Nearly one in five cars sold globally this year will be electric, with the prices of smaller electric vehicles (EV) models dropping to rival those of combustion engine cars in North America and Europe by the mid-2020s, the International Energy Agency (IEA) has predicted.

The agency raised its EV sales forecasts in part because of the US Inflation Reduction Act, which supports green industry and subsidises consumers’ purchase of EVs, IEA executive director Fatih Birol said on a media call.

China features prominently, making up half the EVs on the road worldwide including battery-electric cars and plug-in hybrids and with 60 percent of EV sales last year taking place there, according to the IEA’s annual outlook on EVs.

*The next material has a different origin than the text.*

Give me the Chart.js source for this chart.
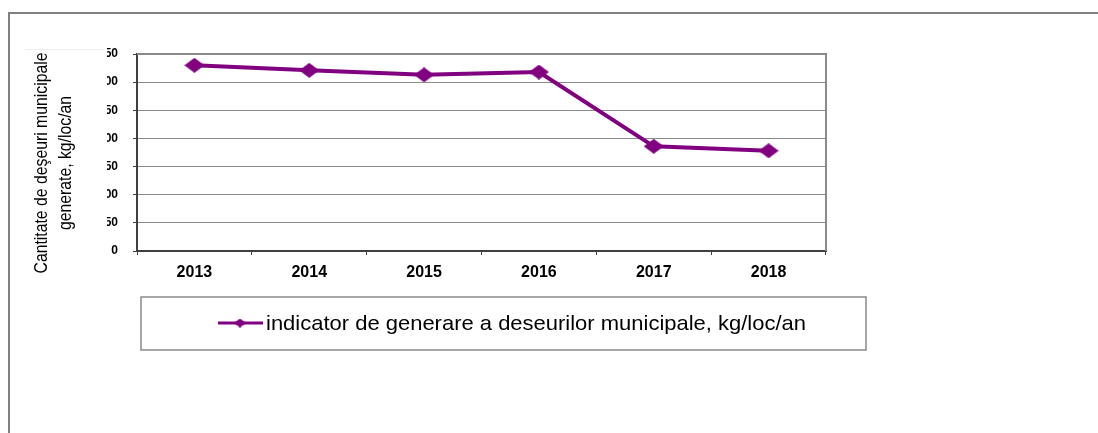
<!DOCTYPE html>
<html>
<head>
<meta charset="utf-8">
<script src="https://cdn.jsdelivr.net/npm/chart.js@4/dist/chart.umd.min.js"></script>
<style>
  html, body { margin: 0; padding: 0; background: #fff; }
  #wrap { width: 1098px; height: 433px; }
</style>
</head>
<body>
<div id="wrap"><canvas id="chart" width="1098" height="433"></canvas></div>
<script>
// ── Data ─────────────────────────────────────────────────────
const years = ['2013', '2014', '2015', '2016', '2017', '2018'];
const kgPerCapita = [330, 321, 313, 318, 186, 178];
const seriesLabel = 'indicator de generare a deseurilor municipale, kg/loc/an';
const axisTitle = ['Cantitate de deşeuri municipale', 'generate, kg/loc/an'];
const yMin = 0, yMax = 350, yStep = 50;

const PURPLE = '#800080';
const FONT = "'Liberation Sans', Arial, sans-serif";

// diamond marker, a bit wider than tall like the original
function diamond(w, h) {
  const c = document.createElement('canvas');
  c.width = w; c.height = h;
  const g = c.getContext('2d');
  g.fillStyle = PURPLE;
  g.beginPath();
  g.moveTo(w / 2, 0); g.lineTo(w, h / 2); g.lineTo(w / 2, h); g.lineTo(0, h / 2);
  g.closePath(); g.fill();
  return c;
}
const marker = diamond(20, 15);

// ── Frame, plot border, legend, axis title ───────────────────
const decor = {
  id: 'decor',
  beforeDraw(chart) {
    const ctx = chart.ctx;
    ctx.save();
    ctx.strokeStyle = '#808080';
    ctx.lineWidth = 2;
    ctx.beginPath();
    ctx.moveTo(9, 433); ctx.lineTo(9, 13); ctx.lineTo(1098, 13);
    ctx.stroke();
    ctx.restore();
  },
  beforeDatasetsDraw(chart) {
    const { ctx, chartArea: a } = chart;
    ctx.save();
    ctx.strokeStyle = '#8a8a8a';
    ctx.lineWidth = 2;
    ctx.beginPath();
    ctx.moveTo(a.left, a.top); ctx.lineTo(a.right, a.top); ctx.lineTo(a.right, a.bottom);
    ctx.stroke();
    ctx.restore();
  },
  afterDraw(chart) {
    const ctx = chart.ctx;
    ctx.save();

    // white box of the rotated title, it hides part of the y labels
    ctx.fillStyle = '#fff';
    ctx.fillRect(14, 48, 93, 240);
    ctx.strokeStyle = '#eeeeee';
    ctx.lineWidth = 1;
    ctx.beginPath(); ctx.moveTo(25, 49.5); ctx.lineTo(104, 49.5); ctx.stroke();

    // rotated axis title, narrow look
    ctx.fillStyle = '#000';
    ctx.font = `19px ${FONT}`;
    ctx.textAlign = 'center';
    ctx.textBaseline = 'alphabetic';
    const sx = 221 / ctx.measureText(axisTitle[0]).width;
    [[47, axisTitle[0]], [71, axisTitle[1]]].forEach(([bx, txt]) => {
      ctx.save();
      ctx.translate(bx, 163);
      ctx.rotate(-Math.PI / 2);
      ctx.scale(sx, 1);
      ctx.fillText(txt, 0, 0);
      ctx.restore();
    });

    // legend box
    ctx.strokeStyle = '#8a8a8a';
    ctx.lineWidth = 1.5;
    ctx.strokeRect(141, 297, 725, 53);
    const ly = 323;
    ctx.strokeStyle = PURPLE;
    ctx.lineWidth = 3;
    ctx.beginPath(); ctx.moveTo(218, ly); ctx.lineTo(263, ly); ctx.stroke();
    ctx.drawImage(diamond(12, 9), 234, ly - 4.5);
    ctx.fillStyle = '#000';
    ctx.font = `21px ${FONT}`;
    ctx.textAlign = 'left';
    ctx.textBaseline = 'middle';
    const lw = ctx.measureText(seriesLabel).width;
    ctx.save();
    ctx.translate(266, ly + 1);
    ctx.scale(540 / lw, 1);
    ctx.fillText(seriesLabel, 0, 0);
    ctx.restore();

    ctx.restore();
  }
};

// ── Chart ────────────────────────────────────────────────────
new Chart(document.getElementById('chart'), {
  type: 'line',
  data: {
    labels: years,
    datasets: [{
      label: seriesLabel,
      data: kgPerCapita,
      borderColor: PURPLE,
      backgroundColor: PURPLE,
      borderWidth: 4,
      pointStyle: marker,
      pointRadius: 8,
      tension: 0,
      fill: false
    }]
  },
  options: {
    responsive: false,
    animation: false,
    events: [],
    layout: { padding: { left: 0, top: 54, right: 272, bottom: 0 } },
    plugins: { legend: { display: false }, tooltip: { enabled: false } },
    scales: {
      x: {
        offset: true,
        afterFit: s => { s.height = 433 - 251; },
        grid: { offset: true, drawOnChartArea: false, tickLength: 4, color: '#404040', lineWidth: 1 },
        border: { color: '#404040', width: 2 },
        ticks: { color: '#000', font: { family: FONT, size: 16, weight: 'bold' }, padding: 8, maxRotation: 0 }
      },
      y: {
        min: yMin, max: yMax,
        afterFit: s => { s.width = 137; },
        grid: { color: '#8a8a8a', lineWidth: 1, tickLength: 4, tickColor: '#404040' },
        border: { color: '#404040', width: 2 },
        ticks: { stepSize: yStep, color: '#000', font: { family: FONT, size: 12, weight: 'bold' }, padding: 15 }
      }
    }
  },
  plugins: [decor]
});
</script>
</body>
</html>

The country has also seen prices for some smaller EV models edging lower towards those of their combustion engine equivalents, said the IEA’s energy technology policy head, Timar Guell.

Electric car sales globally are expected to surge 35 percent this year to 14 million, the report said, comprising 18 percent of the passenger car market, up from just four percent in 2020.

“Our current expectation is that we can see price parity in small and medium-sized electric cars in North America and European markets somewhere in the mid-2020s for larger cars like SUVs and pick-ups, purchasing parity is likely to come later, probably into the 2030s,” Guell said.

Governments are investing in EV expansion out of concerns over the environment, to boost industrial policy and decrease dependency on oil, demand for which will fall by five million barrels a day by 2030 because of the EV transition, Birol said.

SUVs and large cars account for nearly two-thirds of EVs in China and Europe and a greater proportion in the United States.

In emerging and developing economies, two- or three-wheel electric vehicles outnumber cars. Over half of India’s three-wheeler registrations in 2022 were electric, according to the study.